If you go into a store and pick up 4 levels,
stack 'em and read 'em I'll bet you get 
4 different stories. 
If you know how to "swap ends" to check
for true, you can go through their stock
and keep checking til you get a true one.
(Kind of a PITA in a store)
OR
Buy a Stabila, it will be good out of the box
and stay that way if you give it a little respect.
Even if you don't, they'll make it right.


Life is short, buy good tools.:thumbsup:


----------



## troubleseeker (Sep 24, 2006)

Definately a quality product, but only as good as the treatment you give it, like most higher accuracy tools. If your idea of picking up is to throw everything in the back of a truck or van and chunk the tablesaw and compressor on top, just spend half as much and buy a Johnson , or Stanley , or such, and throw them away every year.


----------



## neolitic (Apr 20, 2006)

troubleseeker said:


> Definately a quality product, but only as good as the treatment you give it, like most higher accuracy tools. If your idea of picking up is to throw everything in the back of a truck or van and chunk the tablesaw and compressor on top, just spend half as much and buy a Johnson , or Stanley , or such, and throw them away every year.


My experience is the Johnson, Stanley, Craftsman,
Empire......is as likely as not lying to you right
off the shelf.
Try it next time you're around a display.
So glad I stumbled on one I don't need
to check out before I buy it. (I do anyway)


----------



## Chris Johnson (Apr 19, 2007)

I use a variety of 4' to get things close during the initial build, before the concrete pour I tighten every thing up with a 8' Stabila, check everything after the pour with the Stabila then put it away till the next job. I also have a 4' digital Stabila, calibrate it and check my others every once in a while, the 8' is always bang on, the cheap 4' (Fat Max, Empire) etc, are close but not 100%


----------



## JonM (Nov 1, 2007)

Spirit Levels
STABILA spirit levels will maintain their stated accuracy for life. The vials on all STABILA levels will not fog, leak, or become inaccurate. If they do, you will be given a new level. *Bent frames* void warranty.


----------



## TempestV (Feb 3, 2007)

JonM said:


> Spirit Levels
> STABILA spirit levels will maintain their stated accuracy for life. The vials on all STABILA levels will not fog, leak, or become inaccurate. If they do, you will be given a new level. *Bent frames* void warranty.


I've seen a stabila spirit level that was off- it wasn't agreeing with my spirit level, so I figured it was mine, because it's just a cheap husky from hd, but I checked both of them by setting them so they read level, then swapping ends, and mine was spot on, while the stabila was slightly off.
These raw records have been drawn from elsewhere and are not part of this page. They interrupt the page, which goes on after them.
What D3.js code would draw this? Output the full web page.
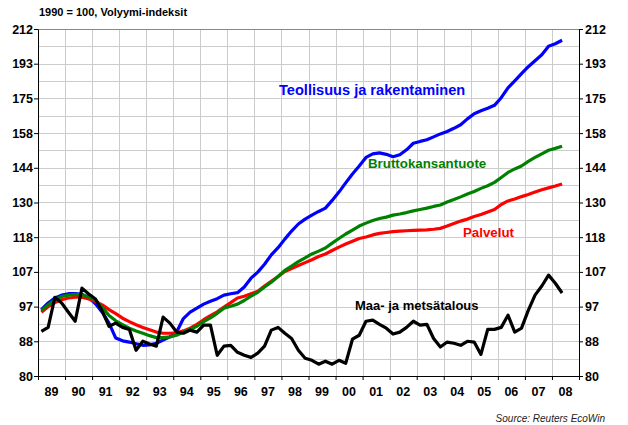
<!DOCTYPE html>
<html>
<head>
<meta charset="utf-8">
<title>Volyymi-indeksit</title>
<script src="https://cdn.jsdelivr.net/npm/d3@7/dist/d3.min.js"></script>
<style>
  body { margin: 0; background: #fff; }
  svg text { font-family: Arial, "Liberation Sans", sans-serif; }
</style>
</head>
<body>
<script>
// quarterly volume indices, 1990 = 100, 1989Q1 .. 2008Q2
var startYear = 1989;
var yearLabels = ["89","90","91","92","93","94","95","96","97","98","99","00","01","02","03","04","05","06","07","08"];
var tickLabels = [80, 88, 97, 107, 118, 130, 144, 158, 175, 193, 212];

var teollisuus = [96.4, 98.2, 99.6, 100.4, 100.8, 100.8, 100.6, 99.8, 98.0, 95.7,
  92.8, 89.0, 88.3, 88.0, 87.6, 87.2, 87.3, 87.7, 88.5, 89.3,
  90.5, 94.0, 95.7, 96.8, 97.9, 98.7, 99.4, 100.4, 100.8, 101.1,
  102.7, 105.3, 107.1, 109.5, 112.4, 114.7, 117.5, 120.2, 122.6, 124.3,
  125.7, 127.0, 128.2, 131.0, 134.1, 137.6, 141.1, 144.3, 147.8, 149.3,
  149.7, 149.1, 148.1, 148.9, 151.0, 153.8, 154.6, 155.3, 156.6, 157.9,
  159.0, 160.4, 162.0, 164.7, 167.1, 168.5, 169.7, 171.1, 174.8, 179.7,
  183.3, 187.0, 190.7, 193.9, 197.2, 202.0, 203.4, 205.4];

var bkt = [96.1, 97.7, 99.1, 100.0, 100.4, 100.6, 100.5, 99.9, 99.0, 97.0,
  94.8, 93.4, 92.4, 91.5, 90.8, 90.2, 89.6, 89.1, 89.1, 89.3,
  89.7, 90.5, 91.2, 92.0, 93.2, 94.2, 95.4, 96.8, 97.3, 97.9,
  98.9, 100.1, 101.2, 102.7, 104.1, 105.8, 107.6, 108.9, 110.3, 111.5,
  112.7, 113.6, 114.6, 116.2, 117.7, 119.2, 120.5, 121.9, 122.9, 123.8,
  124.5, 125.0, 125.7, 126.1, 126.6, 127.2, 127.7, 128.2, 128.8, 129.3,
  130.4, 131.3, 132.3, 133.4, 134.3, 135.5, 136.5, 137.8, 139.7, 141.7,
  143.1, 144.3, 146.2, 147.8, 149.3, 150.8, 151.6, 152.5];

var palvelut = [95.7, 97.2, 98.3, 99.1, 99.6, 99.8, 99.8, 99.3, 98.6, 97.7,
  96.4, 95.3, 94.1, 93.2, 92.4, 91.7, 91.1, 90.5, 90.2, 90.2,
  90.3, 90.8, 91.5, 92.5, 93.7, 94.8, 95.8, 97.1, 98.3, 99.6,
  100.1, 100.8, 101.5, 103.0, 104.4, 105.8, 107.3, 108.2, 109.1, 110.0,
  110.9, 111.9, 112.7, 113.8, 114.9, 115.9, 116.8, 117.7, 118.2, 118.9,
  119.4, 119.7, 120.0, 120.2, 120.3, 120.4, 120.5, 120.6, 120.8, 121.1,
  121.9, 122.8, 123.6, 124.3, 125.2, 125.9, 126.8, 127.7, 129.5, 130.8,
  131.5, 132.4, 133.2, 134.1, 135.0, 135.7, 136.4, 137.2];

var maatalous = [90.7, 91.7, 99.8, 98.2, 95.7, 93.3, 102.4, 100.7, 99.3, 96.0,
  92.0, 92.8, 91.7, 91.2, 86.0, 88.2, 87.5, 87.0, 94.4, 92.8,
  90.5, 90.2, 91.0, 90.5, 92.3, 92.3, 84.8, 87.0, 87.2, 85.5,
  84.8, 84.3, 85.3, 87.0, 91.0, 91.7, 90.2, 88.9, 86.0, 84.1,
  83.6, 82.7, 83.4, 82.7, 83.6, 82.9, 88.7, 89.7, 93.3, 93.6,
  92.5, 91.5, 90.0, 90.5, 91.7, 93.3, 92.3, 92.5, 88.9, 86.8,
  88.0, 87.7, 87.2, 88.2, 88.0, 85.0, 91.2, 91.2, 91.7, 94.9,
  90.5, 91.5, 96.2, 100.4, 103.0, 106.2, 103.8, 101.0];

// dimensions
var margin = {top: 29, right: 49, bottom: 49, left: 38};
var width = 628 - margin.left - margin.right,
    height = 425 - margin.top - margin.bottom;

var svg = d3.select("body").append("svg")
    .attr("width", 628)
    .attr("height", 425);

var g = svg.append("g")
    .attr("transform", "translate(" + margin.left + "," + margin.top + ")");

// scales
var x = d3.scaleLinear().domain([startYear, startYear + yearLabels.length]).range([0, width]);
var xBand = d3.scaleBand().domain(yearLabels).range([0, width]);
var yMin = tickLabels[0], yMax = tickLabels[tickLabels.length - 1];
var y = d3.scaleLog().domain([yMin, yMax]).range([height, 0]);

// ticks are evenly spaced on the log axis
var nSteps = tickLabels.length - 1;
var tickVals = tickLabels.map(function(d, i) { return yMin * Math.pow(yMax / yMin, i / nSteps); });
var midVals = d3.range(nSteps).map(function(i) { return yMin * Math.pow(yMax / yMin, (i + 0.5) / nSteps); });
var years = d3.range(startYear, startYear + yearLabels.length + 1);

// grid
g.append("g").selectAll("line")
    .data(tickVals.concat(midVals))
    .enter().append("line")
    .attr("x1", 0).attr("x2", width)
    .attr("y1", function(d) { return Math.round(y(d)) + 0.5; })
    .attr("y2", function(d) { return Math.round(y(d)) + 0.5; })
    .attr("stroke", "#cccccc");

g.append("g").selectAll("line")
    .data(years)
    .enter().append("line")
    .attr("x1", function(d) { return Math.round(x(d)) + 0.5; })
    .attr("x2", function(d) { return Math.round(x(d)) + 0.5; })
    .attr("y1", 0).attr("y2", height)
    .attr("stroke", "#cccccc");

// top border
g.append("line")
    .attr("x1", 0).attr("x2", width)
    .attr("y1", 0.5).attr("y2", 0.5)
    .attr("stroke", "#888");

// lines
var quarters = d3.range(teollisuus.length).map(function(i) { return startYear + (i + 0.5) / 4; });
var line = d3.line()
    .x(function(d, i) { return x(quarters[i]); })
    .y(function(d) { return y(d); });

var series = [
  {values: teollisuus, color: "#0000ff"},
  {values: palvelut, color: "#ff0000"},
  {values: bkt, color: "#008000"},
  {values: maatalous, color: "#000000"}
];

g.selectAll(".series")
    .data(series)
    .enter().append("path")
    .attr("class", "series")
    .attr("d", function(s) { return line(s.values); })
    .attr("fill", "none")
    .attr("stroke", function(s) { return s.color; })
    .attr("stroke-width", 3.2)
    .attr("stroke-linejoin", "round");

// axes
var fmt = function(d, i) { return tickLabels[i]; };

var yLeft = g.append("g")
    .call(d3.axisLeft(y).tickValues(tickVals).tickFormat(fmt).tickSize(4).tickSizeOuter(0).tickPadding(1));
var yRight = g.append("g")
    .attr("transform", "translate(" + width + ",0)")
    .call(d3.axisRight(y).tickValues(tickVals).tickFormat(fmt).tickSize(4).tickSizeOuter(0).tickPadding(2));
var xAxis = g.append("g")
    .attr("transform", "translate(0," + height + ")")
    .call(d3.axisBottom(x).tickValues(years).tickFormat("").tickSize(4).tickSizeOuter(0));

[yLeft, yRight, xAxis].forEach(function(a) {
  a.selectAll("path, line").attr("stroke", "#000");
  a.selectAll("text")
    .style("font-size", "12.5px")
    .style("font-weight", "bold")
    .attr("fill", "#000");
});

// year labels in the middle of each year
g.append("g").selectAll("text")
    .data(yearLabels)
    .enter().append("text")
    .attr("x", function(d) { return xBand(d) + xBand.bandwidth() / 2; })
    .attr("y", height + 20)
    .attr("text-anchor", "middle")
    .style("font-size", "12.5px")
    .style("font-weight", "bold")
    .text(function(d) { return d; });

// series labels
var labels = [
  {text: "Teollisuus ja rakentaminen", x: 279, y: 95, size: 14.6, color: "#0000ff"},
  {text: "Bruttokansantuote", x: 368, y: 168, size: 13.3, color: "#008000"},
  {text: "Palvelut", x: 463, y: 237, size: 13.3, color: "#ff0000"},
  {text: "Maa- ja metsätalous", x: 355, y: 310, size: 13, color: "#000000"}
];
svg.selectAll(".lbl")
    .data(labels)
    .enter().append("text")
    .attr("class", "lbl")
    .attr("x", function(d) { return d.x; })
    .attr("y", function(d) { return d.y; })
    .attr("fill", function(d) { return d.color; })
    .style("font-size", function(d) { return d.size + "px"; })
    .style("font-weight", "bold")
    .text(function(d) { return d.text; });

// subtitle and source
svg.append("text")
    .attr("x", 39).attr("y", 16)
    .style("font-size", "11px")
    .style("font-weight", "bold")
    .text("1990 = 100, Volyymi-indeksit");

svg.append("text")
    .attr("x", 605).attr("y", 422)
    .attr("text-anchor", "end")
    .attr("fill", "#222")
    .style("font-size", "10px")
    .style("font-style", "italic")
    .text("Source: Reuters EcoWin");
</script>
</body>
</html>
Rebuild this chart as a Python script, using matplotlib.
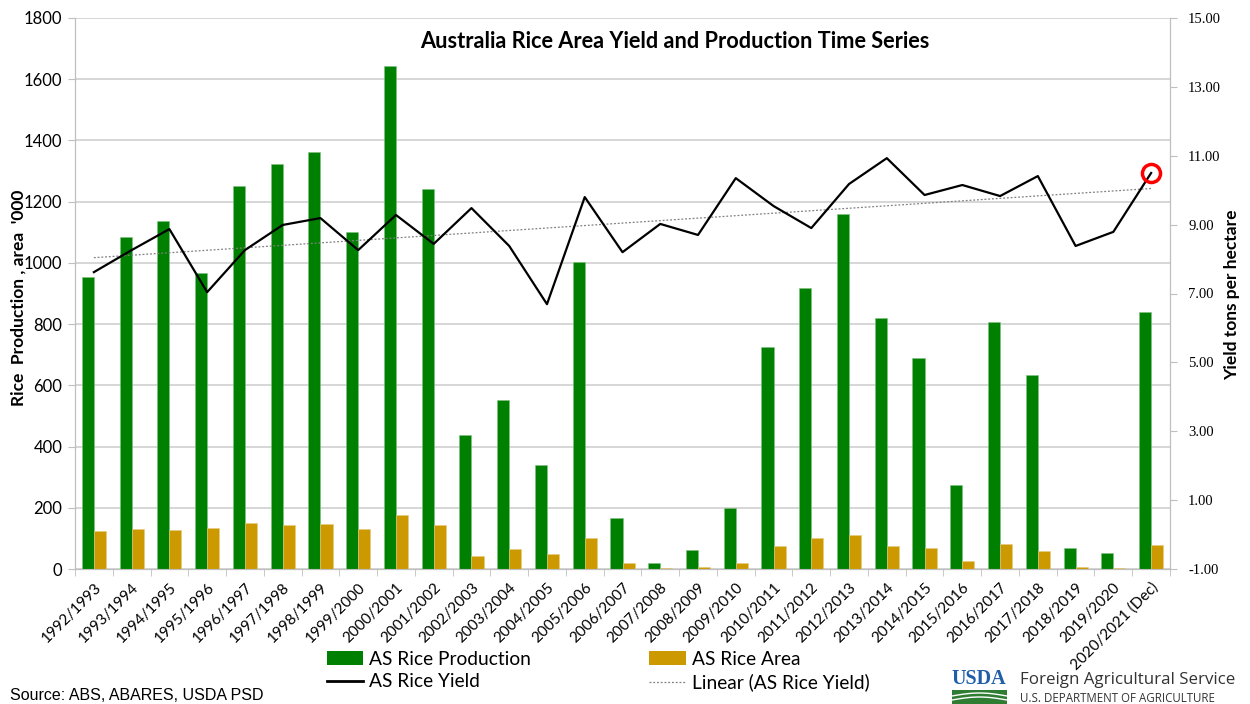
import numpy as np
import matplotlib
matplotlib.use("Agg")
import matplotlib.pyplot as plt
from matplotlib.patches import Rectangle, Patch
from matplotlib.lines import Line2D
from matplotlib.ticker import FixedLocator, FormatStrFormatter

seasons = ["1992/1993", "1993/1994", "1994/1995", "1995/1996", "1996/1997", "1997/1998",
           "1998/1999", "1999/2000", "2000/2001", "2001/2002", "2002/2003", "2003/2004",
           "2004/2005", "2005/2006", "2006/2007", "2007/2008", "2008/2009", "2009/2010",
           "2010/2011", "2011/2012", "2012/2013", "2013/2014", "2014/2015", "2015/2016",
           "2016/2017", "2017/2018", "2018/2019", "2019/2020", "2020/2021 (Dec)"]
production = [953, 1083, 1137, 966, 1250, 1323, 1362, 1100, 1643, 1242, 438, 553, 339, 1002,
              166, 19, 61, 199, 724, 919, 1161, 819, 690, 274, 807, 635, 67, 53, 838]
area = [124, 131, 126, 135, 151, 145, 147, 131, 176, 145, 44, 65, 50, 100,
        18, 2, 5, 18, 76, 102, 112, 74, 69, 27, 82, 59, 5, 3, 80]
yield_t = [7.62, 8.26, 8.87, 7.04, 8.26, 8.99, 9.19, 8.26, 9.28, 8.44, 9.48, 8.38, 6.69, 9.80,
           8.20, 9.02, 8.70, 10.35, 9.54, 8.90, 10.18, 10.93, 9.86, 10.15, 9.83, 10.41, 8.38,
           8.79, 10.50]
left_ticks = list(range(0, 1801, 200))
right_ticks = [-1, 1, 3, 5, 7, 9, 11, 13, 15]

GREEN = "#008000"
GOLD = "#CC9900"
CAL = ["Lato", "DejaVu Sans"]

fig = plt.figure(figsize=(12.5, 7.04), dpi=100)
ax = fig.add_axes([75 / 1250, 1 - 569 / 704, (1170 - 75) / 1250, (569 - 18) / 704])
ax2 = ax.twinx()

x = np.arange(len(seasons))
w = 0.32
ax.bar(x - w / 2, production, width=w, color=GREEN, edgecolor="#7fbf7f", linewidth=0.4, zorder=3)
ax.bar(x + w / 2, area, width=w, color=GOLD, edgecolor="#e6cc80", linewidth=0.4, zorder=3)
ax.set_ylim(0, 1800)
ax.set_xlim(-0.5, len(seasons) - 0.5)
ax.yaxis.set_major_locator(FixedLocator(left_ticks))
ax.grid(axis="y", color="#d0d0d0", linewidth=1.2, zorder=0)
ax.set_axisbelow(True)

ax.set_xticks(x)
ax.set_xticklabels(seasons, rotation=45, ha="right", rotation_mode="anchor", fontsize=11,
                   family=CAL)
ax.tick_params(axis="x", which="major", length=0, pad=8)
ax.set_xticks(np.arange(-0.5, len(seasons), 1), minor=True)
ax.tick_params(axis="x", which="minor", length=5, color="#bfbfbf", direction="out")
ax.tick_params(axis="y", length=5, color="#bfbfbf", labelsize=12, pad=4)
for lab in ax.get_yticklabels():
    lab.set_family(CAL)

for sp in ["left", "bottom", "right"]:
    ax.spines[sp].set_color("#bfbfbf")
    ax2.spines[sp].set_color("#bfbfbf")
ax.spines["top"].set_visible(False)
ax2.spines["top"].set_visible(False)

ax2.plot(x, yield_t, color="black", linewidth=1.6, zorder=5)
coef = np.polyfit(x, yield_t, 1)
ax2.plot(x, np.polyval(coef, x), color="#808080", linewidth=0.9, linestyle=(0, (1.5, 1.5)),
         zorder=4)
ax2.plot(x[-1], yield_t[-1], marker="o", markersize=13, markerfacecolor="none",
         markeredgecolor="#ff0000", markeredgewidth=2.5, zorder=6)
ax2.set_ylim(-1, 15)
ax2.yaxis.set_major_locator(FixedLocator(right_ticks))
ax2.yaxis.set_major_formatter(FormatStrFormatter("%.2f"))
ax2.tick_params(axis="y", length=5, color="#bfbfbf", labelsize=10.5, pad=8)
for lab in ax2.get_yticklabels():
    lab.set_family(["Liberation Serif", "DejaVu Serif"])

fig.text(19 / 1250, 1 - 298 / 704, "Rice  Production , area  '000", fontsize=12.5,
         fontweight="bold", family=CAL, rotation=90, ha="center", va="center")
fig.text(1232 / 1250, 1 - 295 / 704, "Yield tons per hectare", fontsize=12.5,
         fontweight="bold", family=CAL, rotation=90, ha="center", va="center")

ax.text(0.548, 0.958, "Australia Rice Area Yield and Production Time Series",
        transform=ax.transAxes, ha="center", va="center", fontsize=15.7, fontweight="bold",
        family=CAL)

handles = [Patch(facecolor=GREEN), Patch(facecolor=GOLD),
           Line2D([0], [0], color="black", lw=2),
           Line2D([0], [0], color="#808080", lw=0.9, linestyle=(0, (1.5, 1.5)))]
labels = ["AS Rice Production", "AS Rice Area", "AS Rice Yield", "Linear (AS Rice Yield)"]
order = [0, 2, 1, 3]
leg = fig.legend([handles[i] for i in order], [labels[i] for i in order], ncol=2,
                 loc="center", bbox_to_anchor=(598 / 1250, 1 - 671 / 704), frameon=False,
                 prop={"family": CAL, "size": 13.8}, columnspacing=6.2, handlelength=1.9,
                 handletextpad=0.3, labelspacing=0.3)

fig.text(10 / 1250, 1 - 695 / 704, "Source: ABS, ABARES, USDA PSD", fontsize=11.5,
         family=["Liberation Sans", "DejaVu Sans"], ha="left", va="center")

# USDA logo approximation
fig.text(951 / 1250, 1 - 679 / 704, "USDA", fontsize=14.5, fontweight="bold",
         family=["Liberation Serif", "DejaVu Serif"], color="#1f5fa8", ha="left", va="center")
fig.patches.append(Rectangle((952 / 1250, 0), 55 / 1250, 14 / 704, transform=fig.transFigure,
                             facecolor="#2e7d32", edgecolor="none"))
xs = np.linspace(952, 1007, 50)
for off in (4, 8):
    ys = off + 3 * np.sin((xs - 952) / 55 * np.pi)
    fig.lines.append(Line2D(xs / 1250, ys / 704, transform=fig.transFigure, color="white", lw=1))
fig.text(1020 / 1250, 1 - 680 / 704, "Foreign Agricultural Service", fontsize=12.2,
         family=["Open Sans", "DejaVu Sans"], color="#333333", ha="left", va="center")
fig.text(1020 / 1250, 1 - 698 / 704, "U.S. DEPARTMENT OF AGRICULTURE", fontsize=8.3,
         family=["Open Sans", "DejaVu Sans"], color="#333333", ha="left", va="center")

fig.savefig("out.png", dpi=100)
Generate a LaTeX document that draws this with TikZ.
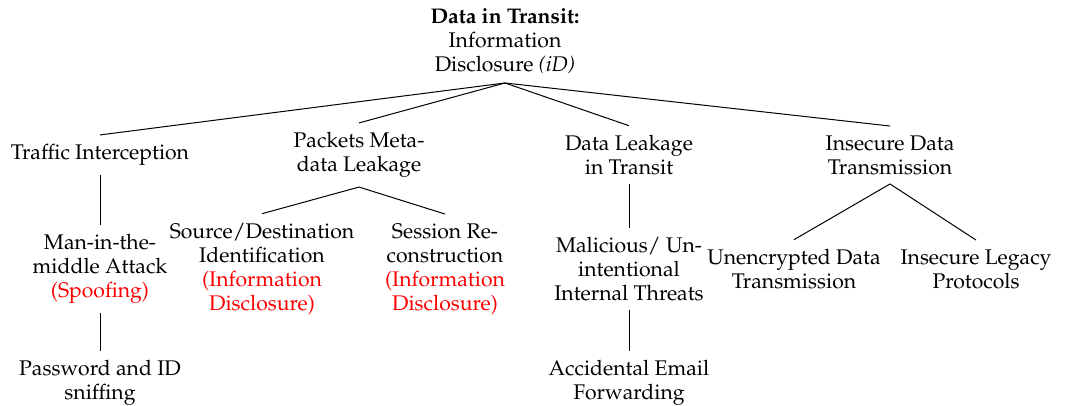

I've actually been pretty impressed with the husky levels- I have a couple of them, and they always read correct, plus they have the side view window for plumb. I also have a stabila plate level for when I need longer than 4'.


----------



## Dan_Watson (Mar 1, 2008)

This is the kick I was looking for. Ill go Monday morning and buy them...BTW whens the next TA meeting, it has been too long since my last one.


----------



## JonM (Nov 1, 2007)

TempestV said:


> I've seen a stabila spirit level that was off- it wasn't agreeing with my spirit level, so I figured it was mine, because it's just a cheap husky from hd, but I checked both of them by setting them so they read level, then swapping ends, and mine was spot on, while the stabila was slightly off. I've actually been pretty impressed with the husky levels- I have a couple of them, and they always read correct, plus they have the side view window for plumb. I also have a stabila plate level for when I need longer than 4'.


Just bring your malfunctioning stabila to any store near you that sells them...they will gladly give you a new one.:clap:


----------



## KillerToiletSpider (May 27, 2007)

I use my Stabila levels to check the accuracy of my laser, if the laser doesn't jive with the Stabila it goes in for calibration.


----------



## troubleseeker (Sep 24, 2006)

neolitic said:


> My experience is the Johnson, Stanley, Craftsman,
> Empire......is as likely as not lying to you right
> off the shelf.
> Try it next time you're around a display.
> ...


I'm not disputing the superior accuracy of the Stabila, just making the point that it's just a waste on money to buy a precision tool, if you are a person who doesn't take care of them.


----------



## DrewD (Jun 10, 2007)

Worth every penny you pay for them. I'm saving up for the plate level. My father had an employee drop his 72" level down a flight of stairs, he sent it in and got a new one minus shipping. Johnson are good too, I believe their both owned by the same company just one is high end the other is not quite.


----------



## 2ndGen (Apr 6, 2006)

*Stabila all the way. 

Money-wise, the "sets" are better and what good is it to buy cheaper levels at 1/2 or 1/3 the price if they won't last you a year? By the 3rd year, your already spending Stabila money anyway. 

All on Amazon. 

There's a 5 Set Pack that as a 10"/16"/24"/32"/59" with case for $300. delivered. *










*There's also the Magnetic Jamber Set for my longer and metal framing needs with a 78"/32" w/case Set for $240. delivered.*










*And the 12' w/case Plate Level @ $275. *










And to round it out to a nice $830. with a "pocket" level...pick this up for about $15.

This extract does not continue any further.